■ DATASET SECTION

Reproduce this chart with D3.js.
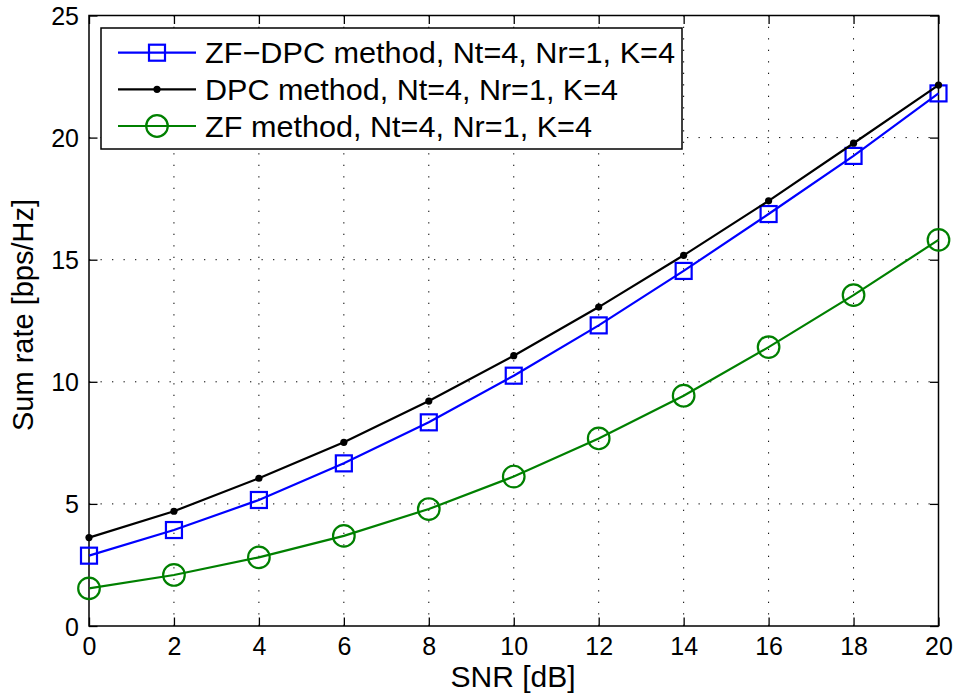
<!DOCTYPE html>
<html><head><meta charset="utf-8">
<script src="https://cdn.jsdelivr.net/npm/d3@7"></script>
<style>body{margin:0;background:#fff}svg{display:block}text{font-family:"Liberation Sans",Arial,sans-serif;fill:#000}</style>
</head><body><svg id="c" width="954" height="699"></svg>
<script>
const snr = [0,2,4,6,8,10,12,14,16,18,20];
const zfdpc = [2.88,3.93,5.16,6.66,8.34,10.25,12.31,14.54,16.87,19.25,21.81];
const dpc = [3.62,4.70,6.05,7.52,9.21,11.07,13.06,15.18,17.41,19.77,22.15];
const zf = [1.54,2.09,2.81,3.69,4.79,6.12,7.68,9.43,11.42,13.55,15.81];
const xTicks = [0,2,4,6,8,10,12,14,16,18,20];
const yTicks = [0,5,10,15,20,25];
const legendLabels = ["ZF\u2212DPC method, Nt=4, Nr=1, K=4","DPC method, Nt=4, Nr=1, K=4","ZF method, Nt=4, Nr=1, K=4"];

const svg = d3.select("#c");
const L=89, R=938.5, T=15.5, B=626;
const x = d3.scaleLinear().domain([0,20]).range([L,R]);
const y = d3.scaleLinear().domain([0,25]).range([B,T]);

// grid
const g = svg.append("g");
g.selectAll(".gx").data(xTicks.slice(1,-1)).join("line")
 .attr("x1",d=>x(d)).attr("x2",d=>x(d)).attr("y1",B).attr("y2",T)
 .attr("stroke","#000").attr("stroke-width",1).attr("stroke-dasharray","1.3,10.2");
g.selectAll(".gy").data(yTicks.slice(1,-1)).join("line")
 .attr("y1",d=>y(d)).attr("y2",d=>y(d)).attr("x1",L).attr("x2",R)
 .attr("stroke","#000").attr("stroke-width",1).attr("stroke-dasharray","1.3,10.2");

// axes
const fs=25;
const ax = svg.append("g").attr("transform",`translate(0,${B})`)
 .call(d3.axisBottom(x).tickValues(xTicks).tickSizeInner(-8.5).tickSizeOuter(0).tickPadding(11).tickFormat(d3.format("d")));
const ax2 = svg.append("g").attr("transform",`translate(0,${T})`)
 .call(d3.axisTop(x).tickValues(xTicks).tickSizeInner(-8.5).tickSizeOuter(0).tickFormat(""));
const ay = svg.append("g").attr("transform",`translate(${L},0)`)
 .call(d3.axisLeft(y).tickValues(yTicks).tickSizeInner(-8.5).tickSizeOuter(0).tickPadding(10).tickFormat(d3.format("d")));
const ay2 = svg.append("g").attr("transform",`translate(${R},0)`)
 .call(d3.axisRight(y).tickValues(yTicks).tickSizeInner(-8.5).tickSizeOuter(0).tickFormat(""));
[ax,ax2,ay,ay2].forEach(a=>{
  a.select(".domain").remove();
  a.selectAll("line").attr("stroke","#000").attr("stroke-width",1.3);
  a.selectAll("text").attr("font-size",fs).attr("font-family","Liberation Sans, Arial, sans-serif").attr("fill","#000");
});
ay.selectAll("text").attr("dy","0.36em");
ax.selectAll("text").attr("dy","0.71em");
svg.append("rect").attr("x",L).attr("y",T).attr("width",R-L).attr("height",B-T)
 .attr("fill","none").attr("stroke","#000").attr("stroke-width",1.5);

// labels
svg.append("text").attr("x",513).attr("y",687).attr("text-anchor","middle").attr("font-size",30).text("SNR [dB]");
svg.append("text").attr("transform",`translate(33,315) rotate(-90)`).attr("text-anchor","middle").attr("font-size",29).text("Sum rate [bps/Hz]");

// series
const line = d3.line().x((d,i)=>x(snr[i])).y(d=>y(d));
const series = [
 {v:zfdpc,c:"#0000ff",m:"square"},
 {v:dpc,c:"#000000",m:"dot"},
 {v:zf,c:"#008000",m:"circle"}
];
function marker(sel,m,c){
  if(m==="square") sel.append("rect").attr("x",-8).attr("y",-8).attr("width",16).attr("height",16).attr("fill","none").attr("stroke",c).attr("stroke-width",2.2);
  else if(m==="circle") sel.append("circle").attr("r",10.8).attr("fill","none").attr("stroke",c).attr("stroke-width",2.2);
  else sel.append("circle").attr("r",3.6).attr("fill",c);
}
series.forEach(s=>{
  svg.append("path").attr("d",line(s.v)).attr("fill","none").attr("stroke",s.c).attr("stroke-width",2.2);
  s.v.forEach((d,i)=>{
    const mg = svg.append("g").attr("transform",`translate(${x(snr[i])},${y(d)})`);
    marker(mg,s.m,s.c);
  });
});

// legend
const lg = svg.append("g");
lg.append("rect").attr("x",101).attr("y",28).attr("width",581).attr("height",121).attr("fill","#fff").attr("stroke","#000").attr("stroke-width",1.5);
const rows=[52.7,89.3,126];
series.forEach((s,i)=>{
  lg.append("line").attr("x1",118).attr("x2",196).attr("y1",rows[i]).attr("y2",rows[i]).attr("stroke",s.c).attr("stroke-width",2.2);
  const mg = lg.append("g").attr("transform",`translate(157,${rows[i]})`);
  marker(mg,s.m,s.c);
  lg.append("text").attr("x",205).attr("y",rows[i]).attr("dy","0.36em").attr("font-size",29.5)
   .attr("textLength",[470,413,387][i]).attr("lengthAdjust","spacingAndGlyphs").text(legendLabels[i]);
});
</script></body></html>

■ INSTRUCTIONS TO FOLLOW
All of the lines above should be retyped precisely, apart from the pictures.

■ SOLUTION FOR THIS EXERCISE
Reproduce this chart with D3.js.
<!DOCTYPE html>
<html><head><meta charset="utf-8">
<script src="https://cdn.jsdelivr.net/npm/d3@7"></script>
<style>body{margin:0;background:#fff}svg{display:block}text{font-family:"Liberation Sans",Arial,sans-serif;fill:#000}</style>
</head><body><svg id="c" width="954" height="699"></svg>
<script>
const snr = [0,2,4,6,8,10,12,14,16,18,20];
const zfdpc = [2.88,3.93,5.16,6.66,8.34,10.25,12.31,14.54,16.87,19.25,21.81];
const dpc = [3.62,4.70,6.05,7.52,9.21,11.07,13.06,15.18,17.41,19.77,22.15];
const zf = [1.54,2.09,2.81,3.69,4.79,6.12,7.68,9.43,11.42,13.55,15.81];
const xTicks = [0,2,4,6,8,10,12,14,16,18,20];
const yTicks = [0,5,10,15,20,25];
const legendLabels = ["ZF\u2212DPC method, Nt=4, Nr=1, K=4","DPC method, Nt=4, Nr=1, K=4","ZF method, Nt=4, Nr=1, K=4"];

const svg = d3.select("#c");
const L=89, R=938.5, T=15.5, B=626;
const x = d3.scaleLinear().domain([0,20]).range([L,R]);
const y = d3.scaleLinear().domain([0,25]).range([B,T]);

// grid
const g = svg.append("g");
g.selectAll(".gx").data(xTicks.slice(1,-1)).join("line")
 .attr("x1",d=>x(d)).attr("x2",d=>x(d)).attr("y1",B).attr("y2",T)
 .attr("stroke","#000").attr("stroke-width",1).attr("stroke-dasharray","1.3,10.2");
g.selectAll(".gy").data(yTicks.slice(1,-1)).join("line")
 .attr("y1",d=>y(d)).attr("y2",d=>y(d)).attr("x1",L).attr("x2",R)
 .attr("stroke","#000").attr("stroke-width",1).attr("stroke-dasharray","1.3,10.2");

// axes
const fs=25;
const ax = svg.append("g").attr("transform",`translate(0,${B})`)
 .call(d3.axisBottom(x).tickValues(xTicks).tickSizeInner(-8.5).tickSizeOuter(0).tickPadding(11).tickFormat(d3.format("d")));
const ax2 = svg.append("g").attr("transform",`translate(0,${T})`)
 .call(d3.axisTop(x).tickValues(xTicks).tickSizeInner(-8.5).tickSizeOuter(0).tickFormat(""));
const ay = svg.append("g").attr("transform",`translate(${L},0)`)
 .call(d3.axisLeft(y).tickValues(yTicks).tickSizeInner(-8.5).tickSizeOuter(0).tickPadding(10).tickFormat(d3.format("d")));
const ay2 = svg.append("g").attr("transform",`translate(${R},0)`)
 .call(d3.axisRight(y).tickValues(yTicks).tickSizeInner(-8.5).tickSizeOuter(0).tickFormat(""));
[ax,ax2,ay,ay2].forEach(a=>{
  a.select(".domain").remove();
  a.selectAll("line").attr("stroke","#000").attr("stroke-width",1.3);
  a.selectAll("text").attr("font-size",fs).attr("font-family","Liberation Sans, Arial, sans-serif").attr("fill","#000");
});
ay.selectAll("text").attr("dy","0.36em");
ax.selectAll("text").attr("dy","0.71em");
svg.append("rect").attr("x",L).attr("y",T).attr("width",R-L).attr("height",B-T)
 .attr("fill","none").attr("stroke","#000").attr("stroke-width",1.5);

// labels
svg.append("text").attr("x",513).attr("y",687).attr("text-anchor","middle").attr("font-size",30).text("SNR [dB]");
svg.append("text").attr("transform",`translate(33,315) rotate(-90)`).attr("text-anchor","middle").attr("font-size",29).text("Sum rate [bps/Hz]");

// series
const line = d3.line().x((d,i)=>x(snr[i])).y(d=>y(d));
const series = [
 {v:zfdpc,c:"#0000ff",m:"square"},
 {v:dpc,c:"#000000",m:"dot"},
 {v:zf,c:"#008000",m:"circle"}
];
function marker(sel,m,c){
  if(m==="square") sel.append("rect").attr("x",-8).attr("y",-8).attr("width",16).attr("height",16).attr("fill","none").attr("stroke",c).attr("stroke-width",2.2);
  else if(m==="circle") sel.append("circle").attr("r",10.8).attr("fill","none").attr("stroke",c).attr("stroke-width",2.2);
  else sel.append("circle").attr("r",3.6).attr("fill",c);
}
series.forEach(s=>{
  svg.append("path").attr("d",line(s.v)).attr("fill","none").attr("stroke",s.c).attr("stroke-width",2.2);
  s.v.forEach((d,i)=>{
    const mg = svg.append("g").attr("transform",`translate(${x(snr[i])},${y(d)})`);
    marker(mg,s.m,s.c);
  });
});

// legend
const lg = svg.append("g");
lg.append("rect").attr("x",101).attr("y",28).attr("width",581).attr("height",121).attr("fill","#fff").attr("stroke","#000").attr("stroke-width",1.5);
const rows=[52.7,89.3,126];
series.forEach((s,i)=>{
  lg.append("line").attr("x1",118).attr("x2",196).attr("y1",rows[i]).attr("y2",rows[i]).attr("stroke",s.c).attr("stroke-width",2.2);
  const mg = lg.append("g").attr("transform",`translate(157,${rows[i]})`);
  marker(mg,s.m,s.c);
  lg.append("text").attr("x",205).attr("y",rows[i]).attr("dy","0.36em").attr("font-size",29.5)
   .attr("textLength",[470,413,387][i]).attr("lengthAdjust","spacingAndGlyphs").text(legendLabels[i]);
});
</script></body></html>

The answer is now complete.